(INSTRUCTIONS TO FOLLOW): Extract the lines from the start through the line that holds "(0,0) rectangle (2408,1170);", both included, omitting all images.

(GIVEN DATA):
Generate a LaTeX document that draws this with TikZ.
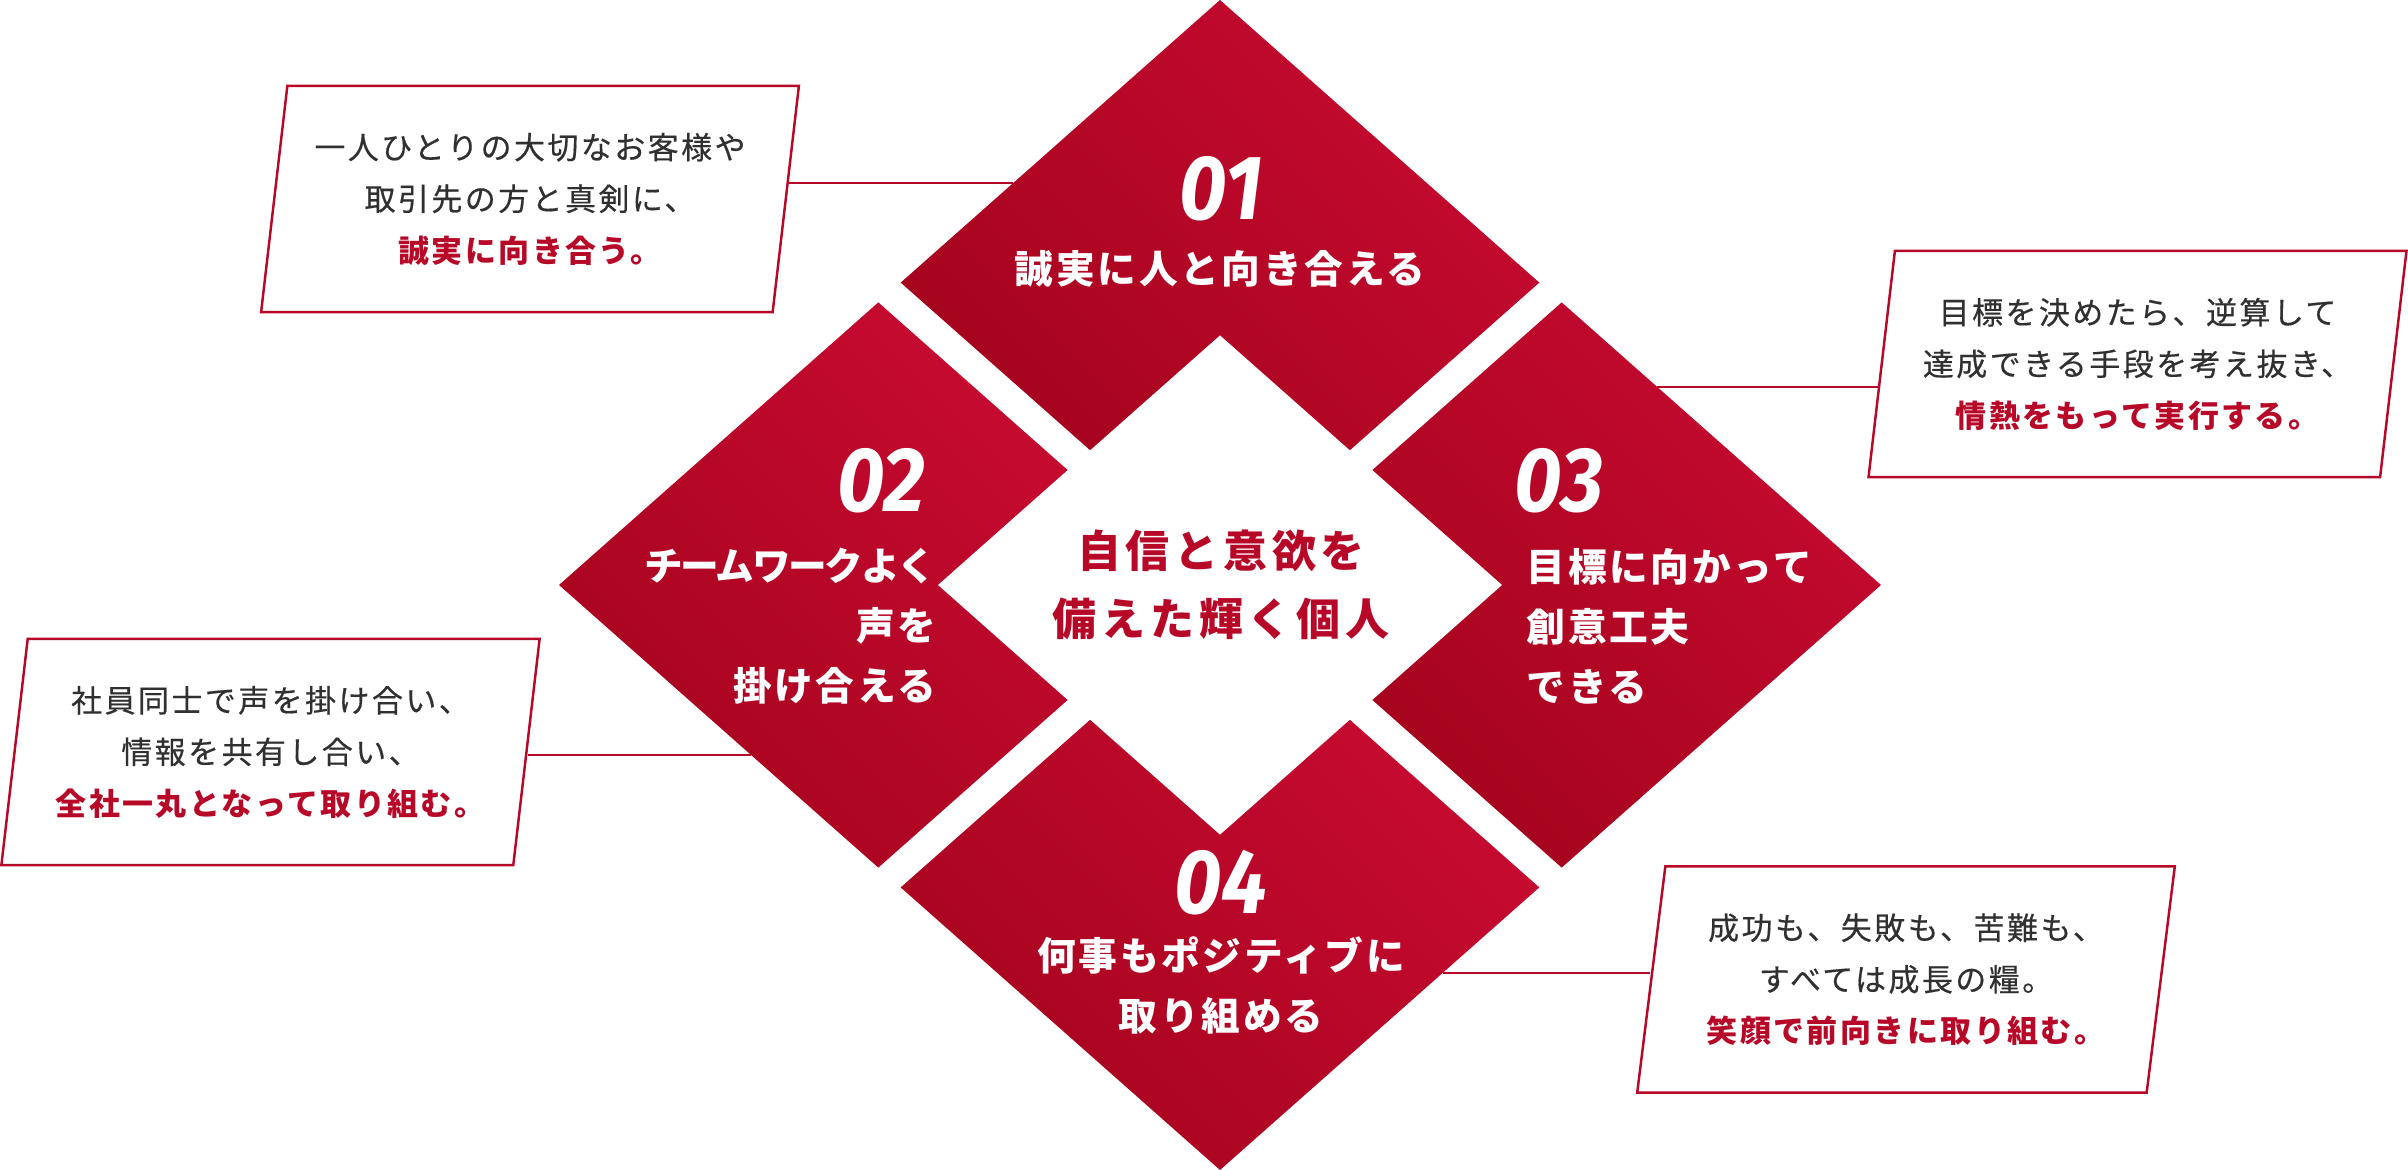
\documentclass[tikz,border=0pt]{standalone}
\usepackage{fontspec}
\setmainfont{Noto Sans CJK JP}
\newfontfamily\numfont[FakeStretch=0.9]{Fira Sans}
\newfontfamily\boxfont[FakeBold=0.4, LetterSpace=8]{Noto Sans CJK JP}
\newfontfamily\boxredfont[LetterSpace=8]{Noto Sans CJK JP}
\usepackage{tikz}
\usetikzlibrary{shapes.geometric,backgrounds,positioning}
\usepackage{xcolor}
\definecolor{crimson}{RGB}{183,8,40}
\definecolor{crimsondark}{RGB}{166,4,30}
\definecolor{crimsonlight}{RGB}{198,10,48}
\definecolor{inkgray}{RGB}{48,48,48}

\begin{document}
\begin{tikzpicture}[x=0.01cm, y=-0.01cm,
    piece/.style={top color=crimsonlight, bottom color=crimsondark, shading angle=-45},
    infobox/.style={trapezium, trapezium left angle=80, trapezium right angle=100,
        trapezium stretches=true, draw=crimson, line width=0.7pt, fill=white,
        minimum width=5.38cm, minimum height=2.26cm, inner sep=0pt, align=center,
        text=inkgray, font=\boxfont\fontsize{8.8}{14.65}\selectfont},
    numlabel/.style={text=white, inner sep=0pt, font=\numfont\fontsize{26}{26}\selectfont\bfseries\itshape},
    title/.style={text=white, inner sep=0pt, align=center,
        font=\fontsize{11}{17.07}\selectfont\bfseries\addfontfeature{LetterSpace=7}},
    link/.style={draw=crimson, line width=0.6pt}]

    \useasboundingbox (0,0) rectangle (2408,1170);

    % Diamond pieces
    \shade[piece] (1220,0) -- (900.7,282.6) -- (1090.1,450.2) -- (1220,335.2)
        -- (1349.9,450.2) -- (1539.3,282.6) -- cycle;
    \shade[piece] (559,585) -- (878.3,302.4) -- (1067.6,470) -- (937.8,585)
        -- (1067.6,700) -- (878.3,867.6) -- cycle;
    \shade[piece] (1881,585) -- (1561.7,302.4) -- (1372.4,470) -- (1502.2,585)
        -- (1372.4,700) -- (1561.7,867.6) -- cycle;
    \shade[piece] (1220,1170) -- (900.7,887.4) -- (1090.1,719.8) -- (1220,834.8)
        -- (1349.9,719.8) -- (1539.3,887.4) -- cycle;

    % Center
    \node[text=crimson, inner sep=0pt, align=center,
          font=\fontsize{12.5}{19.35}\selectfont\bfseries\addfontfeature{LetterSpace=11}]
          (core) at (1221,585) {自信と意欲を\\備えた輝く個人};

    % Piece labels
    \node[numlabel] (n1) at (1221,189) {01};
    \node[title] (t1) at (1220,269) {誠実に人と向き合える};

    \node[numlabel, anchor=east] (n2) at (926,481) {02};
    \node[title, align=right, anchor=east] (t2) at (937,626)
        {{\addfontfeature{LetterSpace=-6}チームワークよく}\\声を\\掛け合える};

    \node[numlabel, anchor=west] (n3) at (1514,481) {03};
    \node[title, align=left, anchor=west] (t3) at (1526,626) {目標に向かって\\創意工夫\\できる};

    \node[numlabel] (n4) at (1221,883) {04};
    \node[title] (t4) at (1221,985) {何事もポジティブに\\取り組める};

    % Boxes
    \node[infobox] (b1) at (530,199) {一人ひとりの大切なお客様や\\取引先の方と真剣に、\\\textcolor{crimson}{\boxredfont\bfseries 誠実に向き合う。}};
    \node[infobox] (b2) at (270.5,752) {社員同士で声を掛け合い、\\情報を共有し合い、\\\textcolor{crimson}{\boxredfont\bfseries 全社一丸となって取り組む。}};
    \node[infobox] (b3) at (2137.5,364) {目標を決めたら、逆算して\\達成できる手段を考え抜き、\\\textcolor{crimson}{\boxredfont\bfseries 情熱をもって実行する。}};
    \node[infobox] (b4) at (1906,979.5) {成功も、失敗も、苦難も、\\すべては成長の糧。\\\textcolor{crimson}{\boxredfont\bfseries 笑顔で前向きに取り組む。}};

    % Connectors
    \coordinate (e1) at (1013,183);
    \coordinate (e2) at (751,755);
    \coordinate (e3) at (1657,387);
    \coordinate (e4) at (1443,973);
    \begin{scope}[on background layer]
        \draw[link] (b1.east |- e1) -- (e1);
        \draw[link] (b2.east |- e2) -- (e2);
        \draw[link] (b3.west |- e3) -- (e3);
        \draw[link] (b4.west |- e4) -- (e4);
    \end{scope}
\end{tikzpicture}
\end{document}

(EXERCISE ANSWER):
Generate a LaTeX document that draws this with TikZ.
\documentclass[tikz,border=0pt]{standalone}
\usepackage{fontspec}
\setmainfont{Noto Sans CJK JP}
\newfontfamily\numfont[FakeStretch=0.9]{Fira Sans}
\newfontfamily\boxfont[FakeBold=0.4, LetterSpace=8]{Noto Sans CJK JP}
\newfontfamily\boxredfont[LetterSpace=8]{Noto Sans CJK JP}
\usepackage{tikz}
\usetikzlibrary{shapes.geometric,backgrounds,positioning}
\usepackage{xcolor}
\definecolor{crimson}{RGB}{183,8,40}
\definecolor{crimsondark}{RGB}{166,4,30}
\definecolor{crimsonlight}{RGB}{198,10,48}
\definecolor{inkgray}{RGB}{48,48,48}

\begin{document}
\begin{tikzpicture}[x=0.01cm, y=-0.01cm,
    piece/.style={top color=crimsonlight, bottom color=crimsondark, shading angle=-45},
    infobox/.style={trapezium, trapezium left angle=80, trapezium right angle=100,
        trapezium stretches=true, draw=crimson, line width=0.7pt, fill=white,
        minimum width=5.38cm, minimum height=2.26cm, inner sep=0pt, align=center,
        text=inkgray, font=\boxfont\fontsize{8.8}{14.65}\selectfont},
    numlabel/.style={text=white, inner sep=0pt, font=\numfont\fontsize{26}{26}\selectfont\bfseries\itshape},
    title/.style={text=white, inner sep=0pt, align=center,
        font=\fontsize{11}{17.07}\selectfont\bfseries\addfontfeature{LetterSpace=7}},
    link/.style={draw=crimson, line width=0.6pt}]

    \useasboundingbox (0,0) rectangle (2408,1170);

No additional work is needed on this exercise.